Spend £30 on ebay and you get a cross between a circus prop and a sophisticated instrument of torture, bound in equal measure to amuse passers-by and set you up, on an early morning, to be grumpy and on a short fuse all day, dwelling on the prospect of having to ride it up hill back home when the train finally makes it to whatever God-forsaken sleeper town you happen to have your lodgings in.

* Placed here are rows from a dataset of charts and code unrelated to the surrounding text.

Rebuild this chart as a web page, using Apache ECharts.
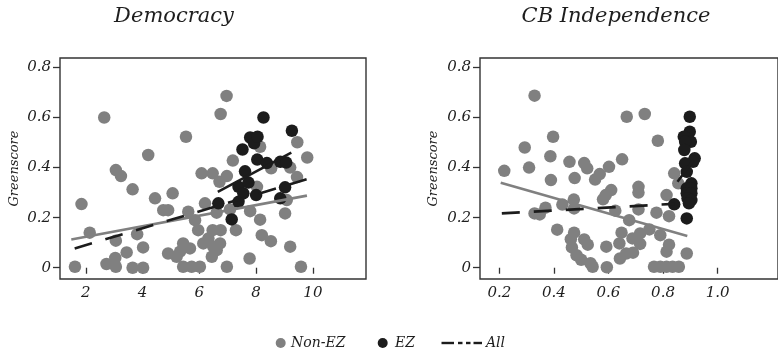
<!DOCTYPE html>
<html><head><meta charset="utf-8">
<script src="https://cdn.jsdelivr.net/npm/echarts@6/dist/echarts.min.js"></script>
<style>html,body{margin:0;padding:0;background:#fff}#c{width:778px;height:354px}</style>
</head><body><div id="c"></div>
<script>
// ---- Data: Democracy panel ----
const demoNonEZ = [[1.62,0.004],[1.85,0.254],[2.14,0.14],[2.65,0.60],[2.73,0.015],[3.04,0.039],[3.06,0.108],[3.06,0.004],[3.06,0.39],[3.24,0.366],[3.44,0.061],[3.65,0.313],[3.65,0.0],[3.81,0.134],[4.02,0.081],[4.02,0.0],[4.2,0.45],[4.44,0.277],[4.73,0.23],[4.9,0.23],[4.9,0.057],[5.06,0.297],[5.2,0.044],[5.32,0.064],[5.43,0.097],[5.43,0.004],[5.53,0.523],[5.61,0.224],[5.67,0.077],[5.73,0.004],[5.85,0.19],[5.96,0.15],[6.02,0.004],[6.08,0.377],[6.14,0.097],[6.2,0.257],[6.32,0.117],[6.44,0.044],[6.47,0.377],[6.47,0.15],[6.49,0.084],[6.61,0.22],[6.61,0.07],[6.71,0.343],[6.75,0.614],[6.73,0.097],[6.75,0.15],[6.96,0.686],[6.97,0.366],[6.97,0.004],[7.08,0.233],[7.18,0.428],[7.29,0.15],[7.79,0.226],[7.77,0.037],[8.03,0.323],[8.14,0.483],[8.14,0.192],[8.2,0.13],[8.53,0.397],[8.52,0.106],[9.02,0.217],[9.08,0.27],[9.2,0.40],[9.2,0.084],[9.44,0.362],[9.45,0.501],[9.58,0.004],[9.8,0.44]];
const demoEZ = [[6.67,0.257],[7.14,0.193],[7.38,0.263],[7.38,0.323],[7.52,0.472],[7.55,0.297],[7.61,0.385],[7.73,0.34],[7.79,0.52],[7.93,0.497],[8.05,0.523],[8.04,0.432],[8.0,0.29],[8.26,0.60],[8.38,0.418],[8.85,0.423],[8.85,0.277],[9.02,0.321],[9.06,0.42],[9.26,0.547]];
const demoFitNonEZ = [[1.49,0.113],[9.79,0.288]];
const demoFitEZ = [[6.65,0.303],[9.24,0.46]];
const demoFitAll = [[1.61,0.077],[9.99,0.36]];
const demoTicks = [2,4,6,8,10];

// ---- Data: CB Independence panel ----
const cbiNonEZ = [[0.218,0.387],[0.293,0.48],[0.309,0.40],[0.329,0.687],[0.329,0.217],[0.348,0.213],[0.369,0.24],[0.387,0.445],[0.389,0.35],[0.397,0.523],[0.412,0.152],[0.431,0.252],[0.457,0.423],[0.462,0.114],[0.466,0.081],[0.474,0.14],[0.473,0.272],[0.476,0.358],[0.474,0.237],[0.483,0.05],[0.50,0.032],[0.511,0.418],[0.511,0.113],[0.522,0.397],[0.524,0.092],[0.534,0.018],[0.542,0.004],[0.551,0.352],[0.568,0.374],[0.58,0.273],[0.59,0.29],[0.594,0.002],[0.592,0.084],[0.602,0.403],[0.61,0.31],[0.625,0.228],[0.64,0.097],[0.642,0.037],[0.648,0.14],[0.65,0.433],[0.665,0.057],[0.667,0.603],[0.676,0.19],[0.688,0.117],[0.69,0.06],[0.71,0.323],[0.71,0.30],[0.71,0.233],[0.716,0.137],[0.716,0.095],[0.733,0.614],[0.75,0.153],[0.767,0.004],[0.776,0.22],[0.781,0.507],[0.79,0.004],[0.79,0.13],[0.813,0.004],[0.813,0.29],[0.813,0.064],[0.822,0.092],[0.822,0.206],[0.835,0.004],[0.841,0.377],[0.856,0.337],[0.858,0.004],[0.887,0.057]];
const cbiEZ = [[0.898,0.603],[0.898,0.543],[0.876,0.523],[0.902,0.503],[0.881,0.503],[0.878,0.47],[0.916,0.437],[0.91,0.423],[0.881,0.417],[0.887,0.383],[0.904,0.337],[0.887,0.317],[0.904,0.317],[0.887,0.297],[0.904,0.297],[0.89,0.277],[0.904,0.27],[0.895,0.257],[0.841,0.253],[0.887,0.197]];
const cbiFitNonEZ = [[0.205,0.339],[0.889,0.127]];
const cbiFitEZ = [[0.853,0.343],[0.912,0.43]];
const cbiFitAll = [[0.209,0.217],[0.841,0.255]];
const cbiTicks = [0.2,0.4,0.6,0.8,1.0];

const yTicks = [0,0.2,0.4,0.6,0.8];
const titles = ['Democracy','CB Independence'];
const yName = 'Greenscore';
const legendLabels = ['Non-EZ','EZ','All'];

const GRAY = '#808080', BLACK = '#1c1c1c', FRAME = '#333333';
const FONT = '"DejaVu Serif", serif';
const tickFont = {fontFamily: FONT, fontStyle: 'italic', fontSize: 15, color: '#1e1e1e'};

function xAxis(grid, min, max, ticks, fmt) {
  return {
    type: 'value', gridIndex: grid, min: min, max: max,
    axisLine: {show: false}, splitLine: {show: false},
    axisTick: {show: true, inside: false, length: 6, customValues: ticks, lineStyle: {color: FRAME, width: 1.3}},
    axisLabel: Object.assign({customValues: ticks, margin: 7, formatter: fmt}, tickFont)
  };
}
function yAxis(grid, gap) {
  return {
    type: 'value', gridIndex: grid, min: -0.045, max: 0.8375,
    axisLine: {show: false}, splitLine: {show: false},
    axisTick: {show: true, inside: false, length: 7, customValues: yTicks, lineStyle: {color: FRAME, width: 1.3}},
    axisLabel: Object.assign({customValues: yTicks, margin: 9, formatter: v => v === 0 ? '0' : v.toFixed(1)}, tickFont),
    name: yName, nameLocation: 'middle', nameGap: gap, nameRotate: 90,
    nameTextStyle: {fontFamily: FONT, fontStyle: 'italic', fontSize: 13, color: '#1e1e1e'}
  };
}
function pts(data, color, xi) {
  return {type: 'scatter', xAxisIndex: xi, yAxisIndex: xi, data: data, symbolSize: 12.5,
    itemStyle: {color: color, opacity: 1}, silent: true, z: 2};
}
function ln(data, color, xi, dashed) {
  return {type: 'line', xAxisIndex: xi, yAxisIndex: xi, data: data, showSymbol: false, symbol: 'none',
    lineStyle: {color: color, width: 2.6, type: dashed ? [18, 14] : 'solid', cap: 'butt'}, silent: true, z: 3};
}

const chart = echarts.init(document.getElementById('c'), null, {renderer: 'canvas'});
chart.setOption({
  animation: false,
  backgroundColor: '#fff',
  grid: [
    {left: 60, top: 58, width: 306, height: 221, show: true, borderColor: FRAME, borderWidth: 1.4, backgroundColor: 'transparent'},
    {left: 480, top: 58, width: 320, height: 221, show: true, borderColor: FRAME, borderWidth: 1.4, backgroundColor: 'transparent'}
  ],
  xAxis: [
    xAxis(0, 1.093, 11.87, demoTicks, v => String(v)),
    xAxis(1, 0.129, 0.129 + 320 / 292.9, cbiTicks, v => v.toFixed(1))
  ],
  yAxis: [yAxis(0, 39), yAxis(1, 40)],
  series: [
    pts(demoNonEZ, GRAY, 0), pts(demoEZ, BLACK, 0),
    ln(demoFitNonEZ, GRAY, 0, false), ln(demoFitEZ, BLACK, 0, false), ln(demoFitAll, BLACK, 0, true),
    pts(cbiNonEZ, GRAY, 1), pts(cbiEZ, BLACK, 1),
    ln(cbiFitNonEZ, GRAY, 1, false), ln(cbiFitEZ, BLACK, 1, false), ln(cbiFitAll, BLACK, 1, true)
  ],
  graphic: [
    {type: 'text', x: 174, y: 17, style: {text: titles[0], font: 'italic 21px ' + FONT, fill: '#1e1e1e', align: 'center', verticalAlign: 'middle'}},
    {type: 'text', x: 616, y: 17, style: {text: titles[1], font: 'italic 21px ' + FONT, fill: '#1e1e1e', align: 'center', verticalAlign: 'middle'}},
    {type: 'circle', shape: {cx: 280.7, cy: 343, r: 5}, style: {fill: GRAY}},
    {type: 'text', x: 291, y: 343, style: {text: legendLabels[0], font: 'italic 14px ' + FONT, fill: '#1e1e1e', verticalAlign: 'middle'}},
    {type: 'circle', shape: {cx: 382.7, cy: 343, r: 5}, style: {fill: BLACK}},
    {type: 'text', x: 395, y: 343, style: {text: legendLabels[1], font: 'italic 14px ' + FONT, fill: '#1e1e1e', verticalAlign: 'middle'}},
    {type: 'line', shape: {x1: 441.5, y1: 343, x2: 454, y2: 343}, style: {stroke: BLACK, lineWidth: 2.4}},
    {type: 'line', shape: {x1: 458, y1: 343, x2: 462.5, y2: 343}, style: {stroke: BLACK, lineWidth: 2.4}},
    {type: 'line', shape: {x1: 466, y1: 343, x2: 470.5, y2: 343}, style: {stroke: BLACK, lineWidth: 2.4}},
    {type: 'line', shape: {x1: 473.5, y1: 343, x2: 482, y2: 343}, style: {stroke: BLACK, lineWidth: 2.4}},
    {type: 'text', x: 486, y: 343, style: {text: legendLabels[2], font: 'italic 14px ' + FONT, fill: '#1e1e1e', verticalAlign: 'middle'}}
  ]
});
</script>
</body></html>
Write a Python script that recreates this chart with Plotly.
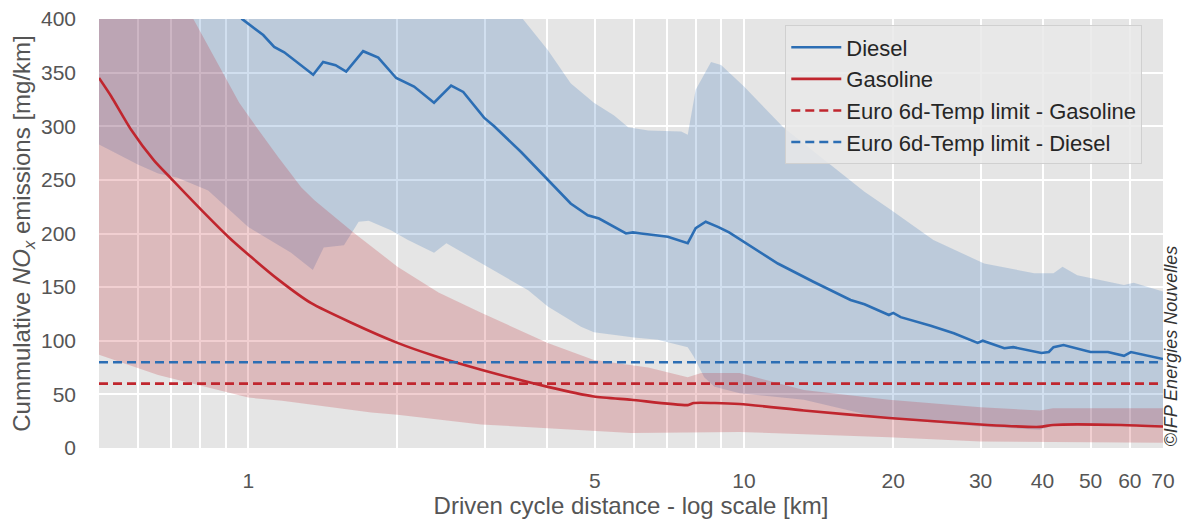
import plotly.graph_objects as go

# ---------------- data ----------------
diesel_x = [0.5, 0.6, 0.7, 0.8, 0.9, 0.972, 1.072, 1.128, 1.182, 1.279, 1.352, 1.416, 1.50, 1.576,
            1.705, 1.829, 1.988, 2.16, 2.37, 2.566, 2.714, 2.989, 3.134, 3.551, 4.02, 4.47, 4.84,
            5.10, 5.78, 5.97, 6.20, 7.02, 7.70, 7.99, 8.37, 8.88, 9.33, 10.0, 11.7, 13.8, 16.4,
            17.5, 19.6, 20.0, 20.7, 23.8, 26.5, 29.6, 30.3, 33.5, 34.9, 39.8, 41.2, 42.1, 44.1,
            50.0, 54.2, 58.4, 60.3, 70.0]
diesel_mean = [720, 610, 530, 470, 425, 400, 385, 374, 369, 357, 348, 360, 357, 351,
               370, 364, 345, 337, 322, 338, 332, 308, 300, 276, 250, 228, 217,
               214, 200, 201, 200, 197, 191, 205, 211, 206, 201, 192, 172, 155, 138,
               134, 124, 126, 122, 114, 107, 98, 100, 93, 94, 88.6, 89.5, 94, 96,
               89.5, 89.5, 86, 89.5, 83]

diesel_up_x = [0.5, 1.5, 3.0, 3.58, 4.02, 4.47, 4.98, 5.47, 5.84, 6.41, 7.47, 7.70, 7.99, 8.58,
               8.99, 10.0, 12.0, 14.8, 17.5, 19.8, 24.1, 30.5, 38.5, 42.1, 43.9, 47.0, 58.4,
               61.1, 70.0]
diesel_upper = [480, 460, 440, 400, 371, 340, 322, 310, 299, 296, 295, 292, 334, 360,
                357, 337, 299, 266, 239, 222, 194, 172, 163, 163, 169, 161, 152,
                154, 146]

diesel_lo_x = [0.5, 0.6, 0.658, 0.72, 0.83, 1.0, 1.22, 1.35, 1.42, 1.56, 1.67, 1.75, 1.94, 2.10,
               2.37, 2.51, 2.99, 3.67, 4.02, 4.69, 4.98, 6.0, 6.7, 7.7, 7.92, 8.31, 8.72, 9.8,
               13.2, 18.9, 30.0, 39.5, 42.0, 70.0]
diesel_lower = [283, 264, 256, 252, 240, 206, 182, 166, 187, 189, 211, 212, 203, 194,
                182, 191, 171, 147, 132, 113, 108, 103, 101, 94, 85, 66, 57, 51,
                45, 28, 20, 17, 21, 21]

gas_x = [0.5, 0.529, 0.58, 0.646, 0.70, 0.804, 0.911, 1.014, 1.15, 1.34, 1.61, 2.0, 2.37, 2.95,
         4.02, 4.98, 5.92, 7.7, 7.92, 9.8, 13.2, 19.6, 31.0, 39.5, 42.0, 57.6, 70.0]
gas_mean = [345, 328, 297, 268, 251, 222, 197, 178, 157, 135, 117, 98, 86, 73,
            57, 48, 45, 40, 42, 41, 35, 28, 21.5, 19.7, 21.5, 21.5, 20]

gas_up_x = [0.5, 0.65, 0.775, 0.911, 0.959, 1.014, 1.15, 1.28, 1.36, 1.63, 2.0, 2.42, 2.95, 4.02,
            4.98, 6.41, 7.7, 8.19, 9.8, 13.2, 19.6, 30.0, 39.5, 42.0, 70.0]
gas_upper = [520, 450, 400, 340, 322, 306, 271, 243, 231, 201, 169, 145, 126, 98,
             82, 75, 66, 70, 70, 54, 45, 38, 35, 37, 37]

gas_lo_x = [0.5, 0.658, 0.767, 1.0, 1.17, 1.36, 1.77, 2.0, 2.95, 4.02, 5.92, 9.8, 19.6, 30.0, 70.0]
gas_lower = [87, 68, 60, 47, 44, 40, 33, 31, 22, 18.6, 14, 15, 10, 6, 5]

limit_gasoline = 60
limit_diesel = 80
x_limits = [0.5, 70]

x_tick_vals = [1, 5, 10, 20, 30, 40, 50, 60, 70]
x_tick_text = ["1", "5", "10", "20", "30", "40", "50", "60", "70"]
x_minor_grid = [0.6, 0.7, 0.8, 0.9, 2, 3, 4, 6, 7, 8, 9]
y_ticks = [0, 50, 100, 150, 200, 250, 300, 350, 400]

# ---------------- styling ----------------
BLUE = "#2C6EB4"
RED = "#C0262E"
FONT = "Liberation Sans, Arial, sans-serif"

fig = go.Figure()


def band(xu, yu, xl, yl, color):
    fig.add_trace(go.Scatter(
        x=list(xu) + list(reversed(xl)),
        y=list(yu) + list(reversed(yl)),
        fill="toself", fillcolor=color, mode="lines",
        line=dict(width=0, color=color), showlegend=False, hoverinfo="skip"))


band(diesel_up_x, diesel_upper, diesel_lo_x, diesel_lower, "rgba(44,110,180,0.22)")
band(gas_up_x, gas_upper, gas_lo_x, gas_lower, "rgba(192,38,46,0.22)")

fig.add_trace(go.Scatter(x=diesel_x, y=diesel_mean, mode="lines", name="Diesel",
                         line=dict(color=BLUE, width=2.6), legendgroup="a"))
fig.add_trace(go.Scatter(x=gas_x, y=gas_mean, mode="lines", name="Gasoline",
                         line=dict(color=RED, width=2.6, shape="spline", smoothing=0.6),
                         legendgroup="b"))
fig.add_trace(go.Scatter(x=x_limits, y=[limit_gasoline] * 2, mode="lines",
                         name="Euro 6d-Temp limit - Gasoline",
                         line=dict(color=RED, width=2.6, dash="9px,5px"), legendgroup="c"))
fig.add_trace(go.Scatter(x=x_limits, y=[limit_diesel] * 2, mode="lines",
                         name="Euro 6d-Temp limit - Diesel",
                         line=dict(color=BLUE, width=2.6, dash="9px,5px"), legendgroup="d"))

fig.update_layout(
    width=1184, height=514,
    margin=dict(l=91, r=29, t=11, b=74, autoexpand=False),
    paper_bgcolor="white", plot_bgcolor="#E5E5E5",
    font=dict(family=FONT, size=21, color="#555555"),
    showlegend=True,
    legend=dict(x=0.645, xanchor="left", y=0.985, yanchor="top",
                bgcolor="rgba(233,233,233,0.85)", bordercolor="#D0D0D0", borderwidth=1,
                font=dict(size=22, color="#262626"), tracegroupgap=0,
                itemwidth=50),
    xaxis=dict(type="log", range=[-0.30103, 1.8451], automargin=False,
               tickvals=x_tick_vals, ticktext=x_tick_text, ticklabeloverflow="allow",
               showgrid=True, gridcolor="white", gridwidth=1.8,
               minor=dict(tickvals=x_minor_grid, showgrid=True, gridcolor="white",
                          gridwidth=1.8, ticks=""),
               zeroline=False, showline=False, ticks="", ticklabelstandoff=18,
               tickfont=dict(size=21, color="#555555"),
               title=dict(text="Driven cycle distance - log scale [km]",
                          font=dict(size=24, color="#555555"), standoff=4)),
    yaxis=dict(range=[0, 400], tickvals=y_ticks, automargin=False,
               ticklabeloverflow="allow",
               showgrid=True, gridcolor="white", gridwidth=1.8,
               zeroline=False, showline=False, ticks="", ticklabelstandoff=22,
               tickfont=dict(size=21, color="#555555"),
               title=dict(text="Cummulative <i>NO<sub>x</sub></i> emissions [mg/km]",
                          font=dict(size=24, color="#555555"), standoff=6)),
    annotations=[dict(text="<i>©IFP Energies Nouvelles</i>", xref="paper", yref="paper",
                      x=1.0075, y=0.0, xanchor="center", yanchor="bottom",
                      textangle=-90, showarrow=False,
                      font=dict(size=18, color="#333333", family=FONT))],
)

fig.write_html("out.html")
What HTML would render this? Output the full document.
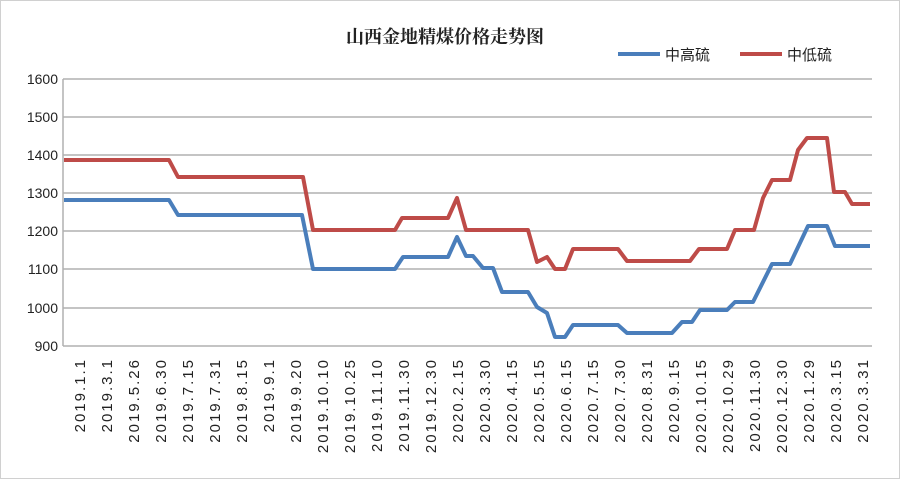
<!DOCTYPE html><html><head><meta charset="utf-8"><style>body{margin:0;background:#fff}</style></head><body>
<svg width="900" height="479" viewBox="0 0 900 479" xmlns="http://www.w3.org/2000/svg" font-family="'Liberation Sans','Noto Sans CJK SC',sans-serif">
<rect x="0.5" y="0.5" width="899" height="478" fill="#fff" stroke="#d0d0d0"/>
<text x="445" y="43" text-anchor="middle" font-size="18" font-weight="bold" font-family="'Liberation Serif','Noto Serif CJK SC',serif" fill="#222">山西金地精煤价格走势图</text>
<line x1="618" y1="54" x2="660" y2="54" stroke="#4a7ebb" stroke-width="4"/>
<text x="665" y="60" font-size="15" fill="#222">中高硫</text>
<line x1="740" y1="54" x2="782" y2="54" stroke="#be4b48" stroke-width="4"/>
<text x="787" y="60" font-size="15" fill="#222">中低硫</text>
<g stroke="#b0b0b0" stroke-width="1.5">
<line x1="63" y1="79" x2="872" y2="79"/><line x1="63" y1="117" x2="872" y2="117"/><line x1="63" y1="155" x2="872" y2="155"/><line x1="63" y1="193" x2="872" y2="193"/><line x1="63" y1="231" x2="872" y2="231"/><line x1="63" y1="269" x2="872" y2="269"/><line x1="63" y1="308" x2="872" y2="308"/><line x1="63" y1="346" x2="872" y2="346"/><line x1="63" y1="79" x2="63" y2="346"/>
</g>
<g font-size="14" fill="#222" text-anchor="end">
<text x="58" y="84">1600</text><text x="58" y="122">1500</text><text x="58" y="160">1400</text><text x="58" y="198">1300</text><text x="58" y="236">1200</text><text x="58" y="274">1100</text><text x="58" y="313">1000</text><text x="58" y="351">900</text>
</g>
<polyline fill="none" stroke="#be4b48" stroke-width="4" stroke-linejoin="round" points="64,160 169,160 178,177 303,177 313,230 395,230 402,218 448,218 457,198 466,230 528,230 537,262 547,257 555,269 565,269 573,249 618,249 627,261 690,261 699,249 727,249 735,230 754,230 763,198 772,180 790,180 798,150 807,138 827,138 834,192 845,192 852,204 870,204"/>
<polyline fill="none" stroke="#4a7ebb" stroke-width="4" stroke-linejoin="round" points="64,200 169,200 178,215 302,215 313,269 395,269 403,257 448,257 457,237 466,256 473,256 483,268 493,268 502,292 528,292 537,307 547,313 555,337 565,337 573,325 618,325 627,333 672,333 682,322 692,322 700,310 727,310 735,302 753,302 772,264 790,264 808,226 827,226 835,246 870,246"/>
<g font-size="15" fill="#222" text-anchor="end" letter-spacing="2">
<text transform="translate(85,358) rotate(-90)">2019.1.1</text>
<text transform="translate(112,358) rotate(-90)">2019.3.1</text>
<text transform="translate(139,358) rotate(-90)">2019.5.26</text>
<text transform="translate(166,358) rotate(-90)">2019.6.30</text>
<text transform="translate(193,358) rotate(-90)">2019.7.15</text>
<text transform="translate(220,358) rotate(-90)">2019.7.31</text>
<text transform="translate(247,358) rotate(-90)">2019.8.15</text>
<text transform="translate(274,358) rotate(-90)">2019.9.1</text>
<text transform="translate(301,358) rotate(-90)">2019.9.20</text>
<text transform="translate(328,358) rotate(-90)">2019.10.10</text>
<text transform="translate(355,358) rotate(-90)">2019.10.25</text>
<text transform="translate(382,358) rotate(-90)">2019.11.10</text>
<text transform="translate(409,358) rotate(-90)">2019.11.30</text>
<text transform="translate(436,358) rotate(-90)">2019.12.30</text>
<text transform="translate(463,358) rotate(-90)">2020.2.15</text>
<text transform="translate(490,358) rotate(-90)">2020.3.30</text>
<text transform="translate(517,358) rotate(-90)">2020.4.15</text>
<text transform="translate(544,358) rotate(-90)">2020.5.15</text>
<text transform="translate(571,358) rotate(-90)">2020.6.15</text>
<text transform="translate(598,358) rotate(-90)">2020.7.15</text>
<text transform="translate(625,358) rotate(-90)">2020.7.30</text>
<text transform="translate(652,358) rotate(-90)">2020.8.31</text>
<text transform="translate(679,358) rotate(-90)">2020.9.15</text>
<text transform="translate(706,358) rotate(-90)">2020.10.15</text>
<text transform="translate(733,358) rotate(-90)">2020.10.29</text>
<text transform="translate(760,358) rotate(-90)">2020.11.30</text>
<text transform="translate(787,358) rotate(-90)">2020.12.30</text>
<text transform="translate(814,358) rotate(-90)">2020.1.29</text>
<text transform="translate(841,358) rotate(-90)">2020.3.15</text>
<text transform="translate(868,358) rotate(-90)">2020.3.31</text>
</g>
</svg>
</body></html>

That is exactly what I am contending with.  The bike, pictured, is something I bought for completely different purposes – mainly, the idea was that if we wanted to take the kids to the park to ride their bikes, we could only fit three bikes on the bike rack, and two small bikes in the boot: this meant we could only have one adult bike – so I got a fold up for the other adult.  The seller was the Brazilian wife of some bloke who lived on the Cheshire plain, West of the M6 somewhere between Chester, Wrexham and the civilised world.  The chap, the Brazilian assured me, had an identical one he used every morning to cycle to a train station from which he then carried on to Liverpool.  That, the cynics may say, explains a lot.  The fact that is a single-speed is not in my view its main shortcoming – it may not be great up the hill but it would be bearable.  Nor is so badly made – it may be heavier than the better bikes, being made of steel, but the joints lock well enough and have only a little play in them.  The main problem is that the wheels are smaller than those of the more expensive folding bikes, and the frame is proportionally shorter.  This results in an awful ride, really unstable.  Stopping becomes an act of defiance, as is steering too much, and since it has no racks and all the load has to go in my rucksack, I am forced to ride leaning forwards a lot, because with the seat-post fully extended to suit even my modest height, the saddle actually hangs almost further back than the rear whell – lean back and you’ll land the back of your head on the tarmac. 

So, what next?  I have to choose from a number of options.  To be fair, the little bike has done the job, reducing the time it would take me to reach the train station from 45’ (on foot) to 20’.  I could therefore grin and bear it.  I could buy a Dawes fold up for as little as £165 at a shop I know.  I could look for a good second hand fold-up on ebay.  I could transport my proper bike to my commuting base and enjoy the experience.  My host – my ever generous and helpful Father-in-Law – has offered to dust off his long-forgotten bike – in which he used to cover pretty much the same distance – for me.  This would be the most efficient option in terms of cost and effort.  It would also catapult me into the world of 1970s cycling, as the machine in question has the features we all regarded then as innovative – a smaller frame with longer, V-shaped handlebars, looking almost like a bigger fold-up bike except that it doesn’t fold.  To be honest, I don’t mind that – it will be better than my £30 eBay bargain, and for the time being that is enough for me.

15 May 2009

London calling...


Compared to Manchester, cycling in London is thriving - there's more of them, a wider variety of shapes and sizes and styles, from the Hell's Angel, nazi-helmet character to the genteel, continental style high-heeled lady - and of course, the lycra brigade in its various sub-species (incl. mine) are well represented.

That said, the experience of cycling in central London cannot be pleasant. The traffic, the pedestrians, the tourists, other cyclists, it all seems to me bound to make the ride that little bit less enjoyable. And the things I see some cyclists do - this chap, for instance, at high speed between the two slow moving rows of cars, then a sharp bank to the right and then counter-bank to the left to zig-zag around a double-decker - either consumate skill or tremendous folly. A pedestrian stepping in the way at the wrong moment or a car door opening, and it could all end in tears so easily.

Sometimes I toy with the idea of cycling in London - ie if I have to go to Head Office as I sometimes do, to take my bike in the train and then go from Euston by bike, then back to Euston etc. Or perhaps I could dust off the little, primitive foldable I bought nearly three years ago.